CHAIN premiered at the 2004 Berlinale, Forum Section, and was selected for several international film festivals including Edinburgh, Vancouver, Vienna, Woodstock, Cinematexas, and Singapore.
CHAIN won the Turning Leaf/Someone to Watch Award at the 2005 IFP Independent Spirit Awards. It was also selected as one of the “10 most promising films of the year” from North and South America and presented in a special Variety Critics’ Choice sidebar at the Montreal Film Festival.
It won the Prix Léo Scheer Award at the Belfort Entrevues Film Festival and had its New York premiere at the Museum of Modern Art (Premieres Series).

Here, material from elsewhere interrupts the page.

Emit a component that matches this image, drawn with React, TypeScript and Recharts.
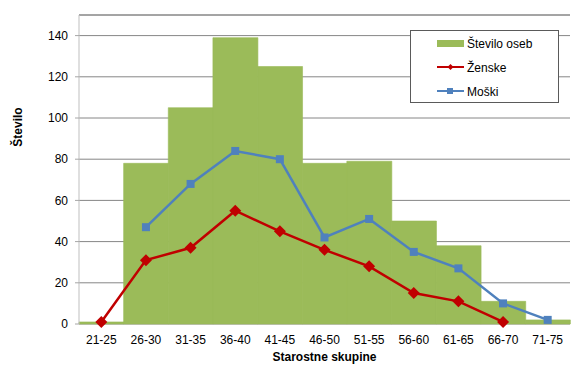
import React from "react"
import { ComposedChart, Bar, Line, XAxis, YAxis, CartesianGrid, ReferenceLine } from "recharts"

// starostne skupine in vrednosti, odčitane z grafa
const skupine = ["21-25", "26-30", "31-35", "36-40", "41-45", "46-50", "51-55", "56-60", "61-65", "66-70", "71-75"]
const steviloOseb = [1, 78, 105, 139, 125, 78, 79, 50, 38, 11, 2]
const zenske = [1, 31, 37, 55, 45, 36, 28, 15, 11, 1, null]
const moski = [null, 47, 68, 84, 80, 42, 51, 35, 27, 10, 2]
const yTicks = [0, 20, 40, 60, 80, 100, 120, 140]
const mejeTicks = [0, 1, 2, 3, 4, 5, 6, 7, 8, 9, 10, 11]

const data = skupine.map((s, i) => ({
  skupina: s,
  stevilo: steviloOseb[i],
  zenske: zenske[i],
  moski: moski[i],
}))

const FONT = "'Liberation Sans', Arial, sans-serif"
const GREEN = "#9BBB59"
const RED = "#C00000"
const BLUE = "#4F81BD"
const GRID = "#868686"

const Diamond = (props: any) => {
  const { cx, cy } = props
  if (cx == null || cy == null || props.value == null) return null
  const r = 6
  return <path d={`M${cx},${cy - r}L${cx + r},${cy}L${cx},${cy + r}L${cx - r},${cy}Z`} fill={RED} />
}

const Square = (props: any) => {
  const { cx, cy } = props
  if (cx == null || cy == null || props.value == null) return null
  const s = 4
  return <rect x={cx - s} y={cy - s} width={s * 2} height={s * 2} fill={BLUE} />
}

const LegendBox = () => (
  <div
    style={{
      position: "absolute",
      left: 410,
      top: 30,
      width: 149,
      height: 73,
      border: "1px solid #5a5a5a",
      background: "#fff",
      boxSizing: "border-box",
    }}
  >
    <svg width={147} height={71} style={{ position: "absolute", left: 0, top: 0 }}>
      <rect x={26} y={9} width={27} height={7} fill={GREEN} />
      <line x1={26} x2={53} y1={36} y2={36} stroke={RED} strokeWidth={2} />
      <path d="M39.5,33L42.5,36L39.5,39L36.5,36Z" fill={RED} />
      <line x1={26} x2={53} y1={60} y2={60} stroke={BLUE} strokeWidth={2} />
      <rect x={36} y={57} width={6} height={6} fill={BLUE} />
      <text x={56} y={17} fontSize={12} fontFamily={FONT}>Število oseb</text>
      <text x={56} y={41} fontSize={12} fontFamily={FONT}>Ženske</text>
      <text x={56} y={65} fontSize={12} fontFamily={FONT}>Moški</text>
    </svg>
  </div>
)

export default function App() {
  return (
    <div style={{ position: "absolute", left: 0, top: 0, width: 584, height: 380, background: "#fff" }}>
      <ComposedChart
        width={584}
        height={380}
        data={data}
        barCategoryGap={0}
        barGap={0}
        margin={{ top: 15, right: 14, left: 0, bottom: 26 }}
      >
        <CartesianGrid horizontal vertical={false} stroke={GRID} strokeWidth={1} />
        <XAxis
          xAxisId="meje"
          type="number"
          domain={[0, 11]}
          ticks={mejeTicks}
          tickFormatter={() => ""}
          tickSize={5}
          tickLine={{ stroke: "#a6a6a6" }}
          axisLine={{ stroke: "#a6a6a6" }}
          height={0}
          allowDataOverflow
        />
        <XAxis
          dataKey="skupina"
          tickLine={false}
          axisLine={false}
          height={30}
          tickMargin={5}
          tick={{ fontSize: 12, fontFamily: FONT, fill: "#000" }}
          interval={0}
          label={{
            value: "Starostne skupine",
            position: "insideBottom",
            offset: -7,
            style: { fontSize: 12, fontWeight: "bold", fontFamily: FONT, fill: "#000" },
          }}
        />
        <YAxis
          domain={[0, 150]}
          ticks={yTicks}
          width={79}
          tickSize={4}
          tickMargin={7}
          tickLine={{ stroke: "#a6a6a6" }}
          axisLine={{ stroke: "#bfbfbf" }}
          tick={{ fontSize: 12, fontFamily: FONT, fill: "#000" }}
          label={() => (
            <text
              x={18}
              y={127}
              transform="rotate(-90, 18, 127)"
              textAnchor="middle"
              dominantBaseline="central"
              fontSize={12}
              fontWeight="bold"
              fontFamily={FONT}
              fill="#000"
            >
              Število
            </text>
          )}
        />
        <ReferenceLine y={150} stroke={GRID} />
        <ReferenceLine x={11} xAxisId="meje" stroke={GRID} />
        <Bar dataKey="stevilo" name="Število oseb" fill={GREEN} stroke={GREEN} strokeWidth={0.6} isAnimationActive={false} />
        <Line
          dataKey="zenske"
          name="Ženske"
          stroke={RED}
          strokeWidth={2.5}
          dot={<Diamond />}
          activeDot={false}
          isAnimationActive={false}
        />
        <Line
          dataKey="moski"
          name="Moški"
          stroke={BLUE}
          strokeWidth={2.5}
          dot={<Square />}
          activeDot={false}
          isAnimationActive={false}
        />
      </ComposedChart>
      <LegendBox />
    </div>
  )
}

CRITICAL PRAISE FOR CHAIN:
"Ambitious...CHAIN links narrative fiction filmmaking to avant-garde with vision and authority…The cumulative effect is profoundly unsettling, but is tempered by Cohen's effortlessly eye-catching compositions… Strong word-of-mouth on the fest circuit will link pic to limited specialized theatrical, quality worldwide tube sales and niche home vid life.”
-Eddie Cockrell, Variety
“Cohen is concerned with the things that hold us together and keep us apart in the modern world. CHAIN is impressive not only for the way it integrates documentary into fiction but also for the more difficult task of using fiction to articulate things seen by a documentarian’s eye.”

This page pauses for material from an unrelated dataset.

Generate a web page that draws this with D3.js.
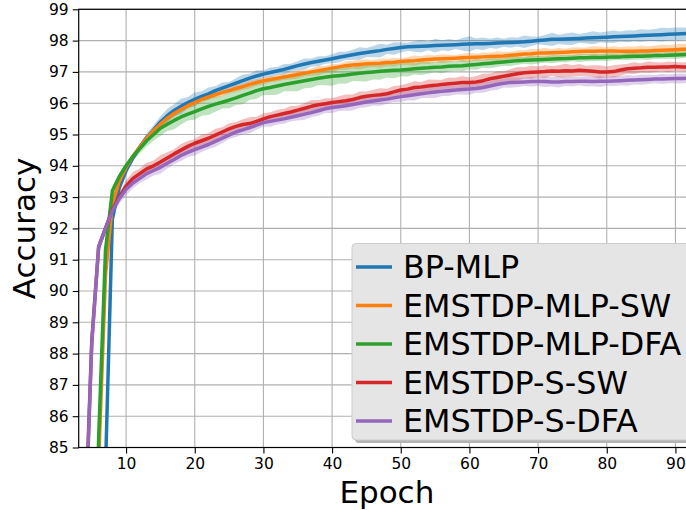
<!DOCTYPE html>
<html>
<head>
<meta charset="utf-8">
<script src="https://cdn.jsdelivr.net/npm/d3@7"></script>
<style>
  body { margin: 0; background: #fff; }
  svg { display: block; font-family: "DejaVu Sans", sans-serif; }
</style>
</head>
<body>
<svg id="chart" width="686" height="510"></svg>
<script>
// epochs 4..92
var epochs = d3.range(4, 93);

var names = ["BP-MLP", "EMSTDP-MLP-SW", "EMSTDP-MLP-DFA", "EMSTDP-S-SW", "EMSTDP-S-DFA"];
var colors = ["#1f77b4", "#ff7f0e", "#2ca02c", "#d62728", "#9467bd"];

var bpMlp = [72, 76, 80, 84.3, 92.3, 93.3, 93.85, 94.25, 94.6, 94.9, 95.15, 95.4, 95.6, 95.77, 95.9, 96.02,
  96.12, 96.22, 96.3, 96.4, 96.48, 96.56, 96.64, 96.72, 96.8, 96.87, 96.93, 96.98, 97.03, 97.08, 97.14, 97.2,
  97.25, 97.3, 97.34, 97.38, 97.42, 97.47, 97.51, 97.55, 97.59, 97.62, 97.65, 97.68, 97.72, 97.75, 97.78, 97.8,
  97.81, 97.82, 97.83, 97.84, 97.85, 97.86, 97.87, 97.88, 97.89, 97.9, 97.9, 97.91, 97.92, 97.93, 97.94, 97.95,
  97.96, 97.98, 98.0, 98.02, 98.04, 98.04, 98.05, 98.06, 98.07, 98.08, 98.09, 98.1, 98.11, 98.12, 98.13, 98.14,
  98.15, 98.16, 98.17, 98.18, 98.19, 98.2, 98.21, 98.22, 98.23];
var bpMlpSd = [0.3, 0.3, 0.3, 0.3, 0.25, 0.2, 0.15, 0.12, 0.1, 0.12, 0.15, 0.18, 0.22, 0.2, 0.24, 0.18,
  0.22, 0.16, 0.2, 0.14, 0.18, 0.12, 0.16, 0.2, 0.14, 0.18, 0.12, 0.16, 0.13, 0.17, 0.12, 0.15, 0.18, 0.13,
  0.16, 0.12, 0.14, 0.17, 0.13, 0.16, 0.2, 0.14, 0.18, 0.22, 0.15, 0.2, 0.16, 0.13, 0.17, 0.2, 0.14, 0.22,
  0.16, 0.19, 0.14, 0.2, 0.25, 0.17, 0.2, 0.15, 0.18, 0.13, 0.17, 0.14, 0.2, 0.15, 0.12, 0.16, 0.21, 0.15,
  0.18, 0.2, 0.14, 0.17, 0.21, 0.16, 0.18, 0.2, 0.16, 0.19, 0.17, 0.2, 0.18, 0.19, 0.22, 0.2, 0.21, 0.2, 0.19];

var mlpSw = [70, 75, 84.5, 90.5, 92.8, 93.5, 93.95, 94.3, 94.6, 94.88, 95.12, 95.33, 95.52, 95.67, 95.8, 95.92,
  96.02, 96.12, 96.2, 96.27, 96.34, 96.4, 96.47, 96.53, 96.6, 96.66, 96.72, 96.76, 96.8, 96.84, 96.88, 96.92,
  96.96, 97.0, 97.04, 97.08, 97.12, 97.16, 97.2, 97.22, 97.24, 97.26, 97.27, 97.28, 97.3, 97.31, 97.33, 97.35,
  97.36, 97.38, 97.4, 97.41, 97.42, 97.43, 97.44, 97.45, 97.46, 97.47, 97.48, 97.49, 97.5, 97.51, 97.53, 97.55,
  97.57, 97.58, 97.6, 97.6, 97.61, 97.62, 97.63, 97.64, 97.65, 97.66, 97.66, 97.67, 97.67, 97.67, 97.66, 97.66,
  97.66, 97.67, 97.67, 97.68, 97.69, 97.7, 97.71, 97.72, 97.73];
var mlpSwSd = [0.2, 0.2, 0.2, 0.2, 0.15, 0.12, 0.1, 0.1, 0.08, 0.1, 0.09, 0.08, 0.1, 0.09, 0.08, 0.1,
  0.09, 0.11, 0.08, 0.1, 0.12, 0.09, 0.11, 0.1, 0.13, 0.1, 0.12, 0.09, 0.11, 0.1, 0.12, 0.14, 0.1, 0.12,
  0.15, 0.11, 0.13, 0.1, 0.14, 0.12, 0.16, 0.13, 0.11, 0.15, 0.12, 0.14, 0.1, 0.13, 0.16, 0.12, 0.15, 0.11,
  0.14, 0.12, 0.1, 0.13, 0.15, 0.11, 0.14, 0.12, 0.16, 0.13, 0.11, 0.14, 0.12, 0.15, 0.13, 0.16, 0.12, 0.14,
  0.11, 0.15, 0.13, 0.12, 0.16, 0.14, 0.12, 0.15, 0.13, 0.16, 0.14, 0.17, 0.15, 0.16, 0.18, 0.16, 0.17, 0.18, 0.17];

var mlpDfa = [68, 74, 85.3, 91.3, 93.2, 93.65, 94.0, 94.3, 94.55, 94.8, 95.0, 95.2, 95.33, 95.45, 95.56, 95.65,
  95.73, 95.82, 95.9, 95.97, 96.03, 96.1, 96.17, 96.25, 96.32, 96.4, 96.46, 96.5, 96.55, 96.6, 96.64, 96.68,
  96.72, 96.76, 96.8, 96.83, 96.86, 96.88, 96.9, 96.93, 96.96, 96.98, 97.0, 97.02, 97.04, 97.05, 97.06, 97.08,
  97.1, 97.12, 97.13, 97.15, 97.16, 97.18, 97.19, 97.2, 97.22, 97.24, 97.26, 97.28, 97.3, 97.32, 97.34, 97.36,
  97.37, 97.38, 97.39, 97.4, 97.41, 97.42, 97.43, 97.44, 97.45, 97.45, 97.46, 97.46, 97.47, 97.48, 97.48, 97.49,
  97.5, 97.5, 97.51, 97.52, 97.52, 97.53, 97.54, 97.55, 97.56];
var mlpDfaSd = [0.25, 0.25, 0.25, 0.2, 0.15, 0.12, 0.1, 0.12, 0.15, 0.18, 0.2, 0.25, 0.22, 0.28, 0.24, 0.2,
  0.26, 0.22, 0.28, 0.24, 0.2, 0.26, 0.23, 0.28, 0.22, 0.26, 0.2, 0.24, 0.28, 0.22, 0.26, 0.3, 0.24, 0.27,
  0.22, 0.26, 0.3, 0.25, 0.28, 0.22, 0.26, 0.29, 0.24, 0.27, 0.22, 0.25, 0.2, 0.23, 0.18, 0.22, 0.19, 0.16,
  0.2, 0.17, 0.15, 0.18, 0.14, 0.17, 0.13, 0.16, 0.14, 0.12, 0.15, 0.13, 0.11, 0.14, 0.12, 0.1, 0.13, 0.11,
  0.12, 0.1, 0.13, 0.11, 0.12, 0.1, 0.12, 0.11, 0.1, 0.12, 0.11, 0.1, 0.12, 0.11, 0.1, 0.11, 0.12, 0.11, 0.1];

var sSw = [82.2, 88.4, 91.4, 92.0, 92.6, 93.0, 93.35, 93.6, 93.75, 93.9, 94.0, 94.12, 94.25, 94.38, 94.5, 94.62,
  94.72, 94.8, 94.88, 94.98, 95.08, 95.18, 95.26, 95.32, 95.35, 95.42, 95.5, 95.57, 95.62, 95.67, 95.72, 95.78,
  95.84, 95.9, 95.95, 95.98, 96.02, 96.05, 96.08, 96.12, 96.18, 96.22, 96.25, 96.27, 96.3, 96.36, 96.42, 96.45,
  96.5, 96.52, 96.55, 96.57, 96.6, 96.62, 96.64, 96.66, 96.66, 96.68, 96.72, 96.78, 96.82, 96.86, 96.9, 96.94,
  96.97, 96.99, 97.0, 97.01, 97.03, 97.02, 97.04, 97.03, 97.05, 97.04, 97.02, 97.0, 97.0, 97.01, 97.06, 97.1,
  97.12, 97.13, 97.15, 97.15, 97.16, 97.16, 97.17, 97.16, 97.15];
var sSwSd = [0.2, 0.2, 0.18, 0.15, 0.12, 0.14, 0.18, 0.2, 0.16, 0.2, 0.17, 0.22, 0.18, 0.15, 0.2, 0.17,
  0.14, 0.19, 0.16, 0.2, 0.15, 0.18, 0.14, 0.17, 0.2, 0.15, 0.18, 0.14, 0.17, 0.15, 0.19, 0.14, 0.17, 0.2,
  0.15, 0.18, 0.14, 0.17, 0.2, 0.16, 0.19, 0.15, 0.18, 0.21, 0.16, 0.19, 0.15, 0.18, 0.2, 0.16, 0.21, 0.18,
  0.15, 0.2, 0.17, 0.21, 0.16, 0.19, 0.22, 0.17, 0.2, 0.16, 0.19, 0.22, 0.18, 0.21, 0.17, 0.2, 0.16, 0.19,
  0.22, 0.18, 0.2, 0.16, 0.19, 0.21, 0.17, 0.2, 0.18, 0.16, 0.19, 0.15, 0.18, 0.16, 0.14, 0.17, 0.15, 0.14, 0.16];

var sDfa = [82.0, 88.3, 91.4, 92.0, 92.55, 92.95, 93.25, 93.45, 93.6, 93.75, 93.85, 93.95, 94.08, 94.2, 94.33, 94.43,
  94.52, 94.6, 94.68, 94.78, 94.88, 94.98, 95.08, 95.15, 95.22, 95.3, 95.38, 95.42, 95.46, 95.5, 95.55, 95.6,
  95.65, 95.7, 95.76, 95.82, 95.86, 95.89, 95.92, 95.96, 96.0, 96.04, 96.07, 96.1, 96.13, 96.17, 96.21, 96.24,
  96.27, 96.3, 96.33, 96.36, 96.38, 96.4, 96.42, 96.44, 96.45, 96.47, 96.5, 96.55, 96.6, 96.64, 96.66, 96.67,
  96.68, 96.69, 96.69, 96.69, 96.68, 96.68, 96.69, 96.69, 96.7, 96.7, 96.69, 96.7, 96.7, 96.71, 96.72, 96.73,
  96.74, 96.75, 96.76, 96.77, 96.77, 96.78, 96.79, 96.79, 96.8];
var sDfaSd = [0.2, 0.2, 0.18, 0.15, 0.12, 0.16, 0.2, 0.17, 0.15, 0.19, 0.16, 0.2, 0.17, 0.14, 0.18, 0.15,
  0.19, 0.16, 0.14, 0.18, 0.15, 0.12, 0.16, 0.14, 0.18, 0.15, 0.13, 0.17, 0.14, 0.16, 0.13, 0.15, 0.18, 0.14,
  0.16, 0.13, 0.17, 0.14, 0.16, 0.19, 0.15, 0.17, 0.14, 0.18, 0.15, 0.13, 0.17, 0.15, 0.18, 0.14, 0.16, 0.19,
  0.15, 0.17, 0.14, 0.16, 0.18, 0.14, 0.17, 0.15, 0.18, 0.14, 0.17, 0.15, 0.13, 0.16, 0.14, 0.17, 0.15, 0.18,
  0.14, 0.16, 0.13, 0.17, 0.15, 0.18, 0.14, 0.16, 0.15, 0.17, 0.14, 0.16, 0.15, 0.13, 0.16, 0.14, 0.15, 0.16, 0.14];

var yTicks = d3.range(85, 100);
var xTicks = [10, 20, 30, 40, 50, 60, 70, 80, 90];

var series = [
  { name: names[0], color: colors[0], mean: bpMlp, sd: bpMlpSd },
  { name: names[1], color: colors[1], mean: mlpSw, sd: mlpSwSd },
  { name: names[2], color: colors[2], mean: mlpDfa, sd: mlpDfaSd },
  { name: names[3], color: colors[3], mean: sSw, sd: sSwSd },
  { name: names[4], color: colors[4], mean: sDfa, sd: sDfaSd }
];

var svg = d3.select("#chart");
var mLeft = 78.7, mTop = 9.3, mRight = 695, mBottom = 447.5;

var x = d3.scaleLinear().domain([3.1, 92.85]).range([mLeft, mRight]);
var y = d3.scaleLinear().domain([85, 99]).range([mBottom, mTop]);

svg.append("defs").append("clipPath").attr("id", "plotclip")
  .append("rect")
  .attr("x", mLeft).attr("y", mTop)
  .attr("width", mRight - mLeft).attr("height", mBottom - mTop);

// grid
var grid = svg.append("g");
grid.selectAll(".gx").data(xTicks).enter().append("line")
  .attr("x1", d => x(d)).attr("x2", d => x(d))
  .attr("y1", mTop).attr("y2", mBottom)
  .attr("stroke", "#b0b0b0").attr("stroke-width", 1.1);
grid.selectAll(".gy").data(yTicks).enter().append("line")
  .attr("x1", mLeft).attr("x2", mRight)
  .attr("y1", d => y(d)).attr("y2", d => y(d))
  .attr("stroke", "#b0b0b0").attr("stroke-width", 1.1);

// bands + lines
var plot = svg.append("g").attr("clip-path", "url(#plotclip)");

var area = d3.area()
  .x(d => x(d.e))
  .y0(d => y(d.m - d.s))
  .y1(d => y(d.m + d.s));
var line = d3.line()
  .x(d => x(d.e))
  .y(d => y(d.m));

series.forEach(function(s){
  var pts = epochs.map(function(e, i){ return { e: e, m: s.mean[i], s: s.sd[i] }; });
  plot.append("path")
    .attr("d", area(pts))
    .attr("fill", s.color)
    .attr("fill-opacity", 0.3);
  s.pts = pts;
});
series.forEach(function(s){
  plot.append("path")
    .attr("d", line(s.pts))
    .attr("fill", "none")
    .attr("stroke", s.color)
    .attr("stroke-width", 3.5)
    .attr("stroke-linejoin", "round");
});

// axes
var axisX = d3.axisBottom(x).tickValues(xTicks).tickSize(6).tickPadding(4);
var axisY = d3.axisLeft(y).tickValues(yTicks).tickSize(6).tickPadding(4);

var gx = svg.append("g")
  .attr("transform", "translate(0," + mBottom + ")")
  .call(axisX);
var gy = svg.append("g")
  .attr("transform", "translate(" + mLeft + ",0)")
  .call(axisY);
[gx, gy].forEach(function(g){
  g.select(".domain").remove();
  g.selectAll("text").attr("font-size", 15.5).attr("font-family", "DejaVu Sans").attr("fill", "#000");
  g.selectAll("line").attr("stroke", "#000").attr("stroke-width", 1.1);
});

// spines
svg.append("rect")
  .attr("x", mLeft).attr("y", mTop)
  .attr("width", mRight - mLeft).attr("height", mBottom - mTop)
  .attr("fill", "none").attr("stroke", "#000").attr("stroke-width", 1.2);

// axis titles
svg.append("text")
  .attr("x", (mLeft + mRight) / 2).attr("y", 503)
  .attr("text-anchor", "middle")
  .attr("font-size", 31)
  .text("Epoch");
svg.append("text")
  .attr("transform", "translate(35," + ((mTop + mBottom) / 2) + ") rotate(-90)")
  .attr("text-anchor", "middle")
  .attr("font-size", 31)
  .text("Accuracy");

// legend
var lg = svg.append("g").attr("transform", "translate(352,243.5)");
lg.append("rect")
  .attr("x", 3).attr("y", 3)
  .attr("width", 350).attr("height", 196.5)
  .attr("rx", 4)
  .attr("fill", "#b3b3b3");
lg.append("rect")
  .attr("width", 350).attr("height", 196.5)
  .attr("rx", 4)
  .attr("fill", "#e5e5e5")
  .attr("stroke", "#cccccc").attr("stroke-width", 1);

var items = lg.selectAll(".item").data(series).enter().append("g")
  .attr("transform", (d, i) => "translate(0," + (23.5 + i * 38.5) + ")");
items.append("line")
  .attr("x1", 4).attr("x2", 40)
  .attr("stroke", d => d.color)
  .attr("stroke-width", 3.5);
items.append("text")
  .attr("x", 51).attr("y", 11)
  .attr("font-size", 31.8)
  .text(d => d.name);
</script>
</body>
</html>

-Alice Lovejoy, Film Comment
“Heartbreaking and trance-inducing at once. The characters are very affecting and could not be more real.”
-Luc Sante
“Revealing a little-seen side of the States, CHAIN is a stunningly original montage movie, in which Cohen contrasts the fates of an ambitious Japanese businesswoman awaiting orders from head office and a world-weary video diarist, who drifts between various dead-end jobs, squats and motels. Visually and politically astute, this thoroughly deserves a theatrical release.”
-David Parkinson, BBC
“An uncategorisable hybrid of social critique, poetic essay and haunted travelogue… This is vital, boundary-pushing film making.”
-Sukhdev Sandhu, London Daily Telegraph
"****1/2... A glimpse of the future, here and now. Call it Present Shock. What’s scary and depressing is that 20 or 30 years ago, CHAIN would have looked like a dystopian sci-fi nightmare. Today it looks so much like a documentary that some audiences assume it is one."